Stored records
___
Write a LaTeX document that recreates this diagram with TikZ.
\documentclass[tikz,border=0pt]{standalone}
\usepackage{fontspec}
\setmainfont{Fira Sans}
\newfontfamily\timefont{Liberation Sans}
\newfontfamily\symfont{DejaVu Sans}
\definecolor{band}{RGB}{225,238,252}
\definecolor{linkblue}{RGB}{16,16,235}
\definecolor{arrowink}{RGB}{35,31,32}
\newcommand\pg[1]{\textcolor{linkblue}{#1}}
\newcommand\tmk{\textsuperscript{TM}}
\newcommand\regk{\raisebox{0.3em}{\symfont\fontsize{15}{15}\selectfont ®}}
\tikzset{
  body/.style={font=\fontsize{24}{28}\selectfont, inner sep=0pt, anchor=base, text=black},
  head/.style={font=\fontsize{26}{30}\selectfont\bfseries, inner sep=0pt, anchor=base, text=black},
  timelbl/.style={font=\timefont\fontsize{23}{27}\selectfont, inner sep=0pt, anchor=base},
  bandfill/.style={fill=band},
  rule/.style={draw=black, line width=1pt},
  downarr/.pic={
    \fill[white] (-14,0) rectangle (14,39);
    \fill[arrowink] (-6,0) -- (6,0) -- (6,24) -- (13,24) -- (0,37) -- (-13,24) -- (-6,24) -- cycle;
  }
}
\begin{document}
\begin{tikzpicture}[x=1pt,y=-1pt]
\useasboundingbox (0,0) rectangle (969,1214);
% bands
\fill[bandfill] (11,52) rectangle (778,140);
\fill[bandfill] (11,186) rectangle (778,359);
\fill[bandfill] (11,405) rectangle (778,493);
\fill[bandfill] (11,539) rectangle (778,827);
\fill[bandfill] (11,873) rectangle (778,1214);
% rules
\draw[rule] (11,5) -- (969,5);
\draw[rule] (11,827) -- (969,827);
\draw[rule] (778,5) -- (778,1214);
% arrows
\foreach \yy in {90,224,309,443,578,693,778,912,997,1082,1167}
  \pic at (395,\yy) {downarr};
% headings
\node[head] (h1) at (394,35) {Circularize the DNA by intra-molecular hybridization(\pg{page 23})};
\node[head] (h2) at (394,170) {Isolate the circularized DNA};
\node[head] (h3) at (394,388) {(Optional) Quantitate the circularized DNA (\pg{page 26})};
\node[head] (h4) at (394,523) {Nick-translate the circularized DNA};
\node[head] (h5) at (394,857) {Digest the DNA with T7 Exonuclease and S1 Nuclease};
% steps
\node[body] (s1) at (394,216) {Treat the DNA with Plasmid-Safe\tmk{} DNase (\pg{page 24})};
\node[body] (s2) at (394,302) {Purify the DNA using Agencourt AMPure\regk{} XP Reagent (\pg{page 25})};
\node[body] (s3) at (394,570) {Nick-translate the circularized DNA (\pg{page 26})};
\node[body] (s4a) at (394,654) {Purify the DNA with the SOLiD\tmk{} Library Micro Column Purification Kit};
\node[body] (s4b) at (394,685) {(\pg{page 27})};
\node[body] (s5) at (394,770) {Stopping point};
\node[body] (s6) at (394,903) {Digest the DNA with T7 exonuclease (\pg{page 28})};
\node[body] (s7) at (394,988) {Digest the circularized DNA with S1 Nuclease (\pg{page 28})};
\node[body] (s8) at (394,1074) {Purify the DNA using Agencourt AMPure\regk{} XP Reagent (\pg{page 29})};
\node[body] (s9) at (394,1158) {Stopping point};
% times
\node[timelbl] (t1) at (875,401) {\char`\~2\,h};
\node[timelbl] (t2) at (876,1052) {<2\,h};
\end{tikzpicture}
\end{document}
___
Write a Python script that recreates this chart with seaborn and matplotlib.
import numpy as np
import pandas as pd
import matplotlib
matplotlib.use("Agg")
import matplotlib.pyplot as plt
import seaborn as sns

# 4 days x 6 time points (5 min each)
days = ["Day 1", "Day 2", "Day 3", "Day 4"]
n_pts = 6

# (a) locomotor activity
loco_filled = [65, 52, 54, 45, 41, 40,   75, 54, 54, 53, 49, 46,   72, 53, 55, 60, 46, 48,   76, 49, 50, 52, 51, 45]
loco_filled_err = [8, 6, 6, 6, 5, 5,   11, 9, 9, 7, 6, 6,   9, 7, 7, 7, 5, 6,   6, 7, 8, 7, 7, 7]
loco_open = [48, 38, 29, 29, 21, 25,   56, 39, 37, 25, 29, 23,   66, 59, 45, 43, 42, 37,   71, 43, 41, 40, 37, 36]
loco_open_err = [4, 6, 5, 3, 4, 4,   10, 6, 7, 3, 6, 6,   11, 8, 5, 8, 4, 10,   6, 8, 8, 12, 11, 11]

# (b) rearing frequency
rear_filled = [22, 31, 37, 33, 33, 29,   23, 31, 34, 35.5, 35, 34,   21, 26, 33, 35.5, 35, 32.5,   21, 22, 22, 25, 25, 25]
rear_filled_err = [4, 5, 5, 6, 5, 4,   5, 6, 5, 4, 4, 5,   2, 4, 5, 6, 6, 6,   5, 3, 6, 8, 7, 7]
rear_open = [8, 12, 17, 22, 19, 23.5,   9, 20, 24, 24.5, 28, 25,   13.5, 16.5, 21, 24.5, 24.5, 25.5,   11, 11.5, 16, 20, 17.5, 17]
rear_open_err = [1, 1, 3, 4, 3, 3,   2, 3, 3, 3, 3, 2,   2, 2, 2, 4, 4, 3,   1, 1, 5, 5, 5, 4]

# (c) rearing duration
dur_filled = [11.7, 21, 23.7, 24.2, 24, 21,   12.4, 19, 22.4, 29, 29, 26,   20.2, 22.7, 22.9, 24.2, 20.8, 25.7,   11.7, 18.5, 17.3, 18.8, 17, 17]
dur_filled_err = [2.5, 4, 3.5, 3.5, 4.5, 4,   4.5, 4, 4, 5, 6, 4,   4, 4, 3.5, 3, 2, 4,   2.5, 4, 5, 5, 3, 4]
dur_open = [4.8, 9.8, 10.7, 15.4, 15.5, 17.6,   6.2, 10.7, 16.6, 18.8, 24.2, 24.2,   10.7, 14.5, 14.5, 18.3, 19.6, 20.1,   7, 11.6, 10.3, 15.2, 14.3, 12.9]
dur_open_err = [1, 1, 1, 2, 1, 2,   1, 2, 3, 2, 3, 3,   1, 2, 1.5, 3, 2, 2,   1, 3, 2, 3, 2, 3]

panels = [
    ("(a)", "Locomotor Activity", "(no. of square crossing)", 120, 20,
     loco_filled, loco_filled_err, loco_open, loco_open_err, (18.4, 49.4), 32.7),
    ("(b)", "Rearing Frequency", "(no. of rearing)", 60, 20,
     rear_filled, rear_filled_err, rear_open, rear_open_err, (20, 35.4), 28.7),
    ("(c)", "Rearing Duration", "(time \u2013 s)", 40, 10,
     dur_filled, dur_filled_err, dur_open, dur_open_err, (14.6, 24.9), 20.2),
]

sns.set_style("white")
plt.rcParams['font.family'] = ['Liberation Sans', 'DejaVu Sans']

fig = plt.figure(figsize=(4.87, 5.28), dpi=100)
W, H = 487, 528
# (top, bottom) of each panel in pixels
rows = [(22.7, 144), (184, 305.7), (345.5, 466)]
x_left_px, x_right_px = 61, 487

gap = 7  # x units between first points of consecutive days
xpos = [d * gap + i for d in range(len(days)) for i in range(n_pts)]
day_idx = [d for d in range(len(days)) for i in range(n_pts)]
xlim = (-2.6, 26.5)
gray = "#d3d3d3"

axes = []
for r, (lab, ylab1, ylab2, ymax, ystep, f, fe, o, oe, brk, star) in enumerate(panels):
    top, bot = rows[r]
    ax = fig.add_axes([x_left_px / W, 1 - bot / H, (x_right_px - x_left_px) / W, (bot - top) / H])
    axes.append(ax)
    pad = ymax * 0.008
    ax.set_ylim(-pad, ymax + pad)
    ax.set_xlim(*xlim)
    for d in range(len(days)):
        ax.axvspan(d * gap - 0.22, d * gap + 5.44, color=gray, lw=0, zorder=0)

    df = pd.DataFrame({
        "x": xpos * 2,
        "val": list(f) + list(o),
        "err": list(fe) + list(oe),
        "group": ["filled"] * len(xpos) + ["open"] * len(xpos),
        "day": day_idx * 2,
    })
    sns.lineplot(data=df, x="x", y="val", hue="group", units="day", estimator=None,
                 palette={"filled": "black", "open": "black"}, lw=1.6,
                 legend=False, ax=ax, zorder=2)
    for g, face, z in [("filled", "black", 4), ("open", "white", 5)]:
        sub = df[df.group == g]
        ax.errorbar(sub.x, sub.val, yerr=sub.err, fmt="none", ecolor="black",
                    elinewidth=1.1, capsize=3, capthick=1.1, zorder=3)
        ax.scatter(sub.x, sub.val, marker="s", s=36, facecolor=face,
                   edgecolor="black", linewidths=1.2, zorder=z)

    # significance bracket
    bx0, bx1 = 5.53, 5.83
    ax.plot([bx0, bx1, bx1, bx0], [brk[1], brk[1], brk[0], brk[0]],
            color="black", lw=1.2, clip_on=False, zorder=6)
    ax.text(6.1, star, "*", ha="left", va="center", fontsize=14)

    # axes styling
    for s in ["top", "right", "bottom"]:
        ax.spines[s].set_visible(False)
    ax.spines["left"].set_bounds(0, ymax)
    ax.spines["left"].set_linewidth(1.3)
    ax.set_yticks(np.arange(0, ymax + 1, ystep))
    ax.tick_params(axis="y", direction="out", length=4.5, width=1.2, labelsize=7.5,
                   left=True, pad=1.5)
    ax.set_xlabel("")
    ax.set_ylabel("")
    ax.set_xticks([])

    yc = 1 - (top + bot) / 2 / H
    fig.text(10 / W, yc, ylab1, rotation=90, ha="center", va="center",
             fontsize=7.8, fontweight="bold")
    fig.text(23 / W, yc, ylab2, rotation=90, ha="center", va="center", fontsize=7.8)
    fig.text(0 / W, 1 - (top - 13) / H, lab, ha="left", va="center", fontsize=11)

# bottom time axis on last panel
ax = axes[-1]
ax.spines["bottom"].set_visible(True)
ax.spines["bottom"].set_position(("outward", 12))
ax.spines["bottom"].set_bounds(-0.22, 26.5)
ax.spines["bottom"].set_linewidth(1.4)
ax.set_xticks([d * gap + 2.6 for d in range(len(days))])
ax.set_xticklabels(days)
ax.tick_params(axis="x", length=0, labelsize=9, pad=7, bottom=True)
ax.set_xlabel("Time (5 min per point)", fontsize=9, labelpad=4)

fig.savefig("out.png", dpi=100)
___
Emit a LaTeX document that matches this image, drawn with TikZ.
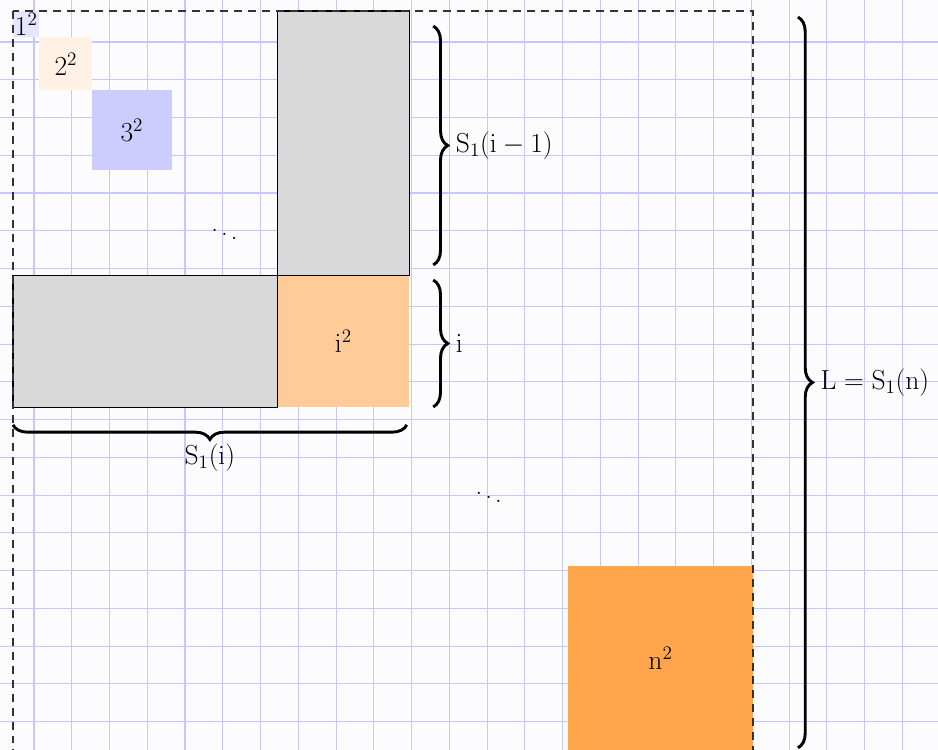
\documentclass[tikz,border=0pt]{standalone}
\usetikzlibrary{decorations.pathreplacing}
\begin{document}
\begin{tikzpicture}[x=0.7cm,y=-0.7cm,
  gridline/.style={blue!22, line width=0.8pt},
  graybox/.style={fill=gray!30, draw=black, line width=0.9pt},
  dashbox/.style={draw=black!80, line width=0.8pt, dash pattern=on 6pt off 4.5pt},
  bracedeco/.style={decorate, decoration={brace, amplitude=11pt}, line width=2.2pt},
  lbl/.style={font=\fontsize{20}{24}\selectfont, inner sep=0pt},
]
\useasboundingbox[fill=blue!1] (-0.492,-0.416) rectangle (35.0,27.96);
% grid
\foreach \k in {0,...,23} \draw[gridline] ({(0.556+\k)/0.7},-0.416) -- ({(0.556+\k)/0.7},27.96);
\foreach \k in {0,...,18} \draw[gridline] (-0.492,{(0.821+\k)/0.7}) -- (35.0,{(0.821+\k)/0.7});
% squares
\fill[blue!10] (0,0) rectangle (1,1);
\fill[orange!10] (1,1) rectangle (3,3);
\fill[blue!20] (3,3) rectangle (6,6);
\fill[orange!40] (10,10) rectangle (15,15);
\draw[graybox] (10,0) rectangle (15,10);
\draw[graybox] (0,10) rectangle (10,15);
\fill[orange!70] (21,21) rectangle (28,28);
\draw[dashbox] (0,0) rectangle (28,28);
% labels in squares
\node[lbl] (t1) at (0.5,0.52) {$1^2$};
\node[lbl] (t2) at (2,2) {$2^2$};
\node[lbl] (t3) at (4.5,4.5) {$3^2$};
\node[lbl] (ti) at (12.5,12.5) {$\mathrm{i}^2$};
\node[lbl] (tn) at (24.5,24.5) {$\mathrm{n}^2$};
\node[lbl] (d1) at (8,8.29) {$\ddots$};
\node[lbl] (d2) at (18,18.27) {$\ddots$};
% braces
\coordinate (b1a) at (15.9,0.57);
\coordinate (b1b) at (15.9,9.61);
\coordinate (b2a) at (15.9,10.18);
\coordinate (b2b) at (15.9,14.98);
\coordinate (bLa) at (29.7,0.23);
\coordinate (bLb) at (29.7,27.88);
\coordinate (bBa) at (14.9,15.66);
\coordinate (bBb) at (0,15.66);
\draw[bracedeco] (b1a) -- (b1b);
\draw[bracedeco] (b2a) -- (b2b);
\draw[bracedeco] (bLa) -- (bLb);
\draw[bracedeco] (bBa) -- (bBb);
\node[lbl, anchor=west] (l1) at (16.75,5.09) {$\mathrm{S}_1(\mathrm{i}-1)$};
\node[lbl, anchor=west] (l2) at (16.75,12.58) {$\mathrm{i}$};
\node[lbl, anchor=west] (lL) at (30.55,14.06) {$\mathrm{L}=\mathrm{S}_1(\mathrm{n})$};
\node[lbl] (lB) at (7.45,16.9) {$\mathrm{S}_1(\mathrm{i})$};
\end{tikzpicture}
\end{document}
___
TASK OBJECTIVE: Check each line of the data above for the word "Write", then state how many lines have it. Give the number alone.

PROBLEM SOLUTION: 2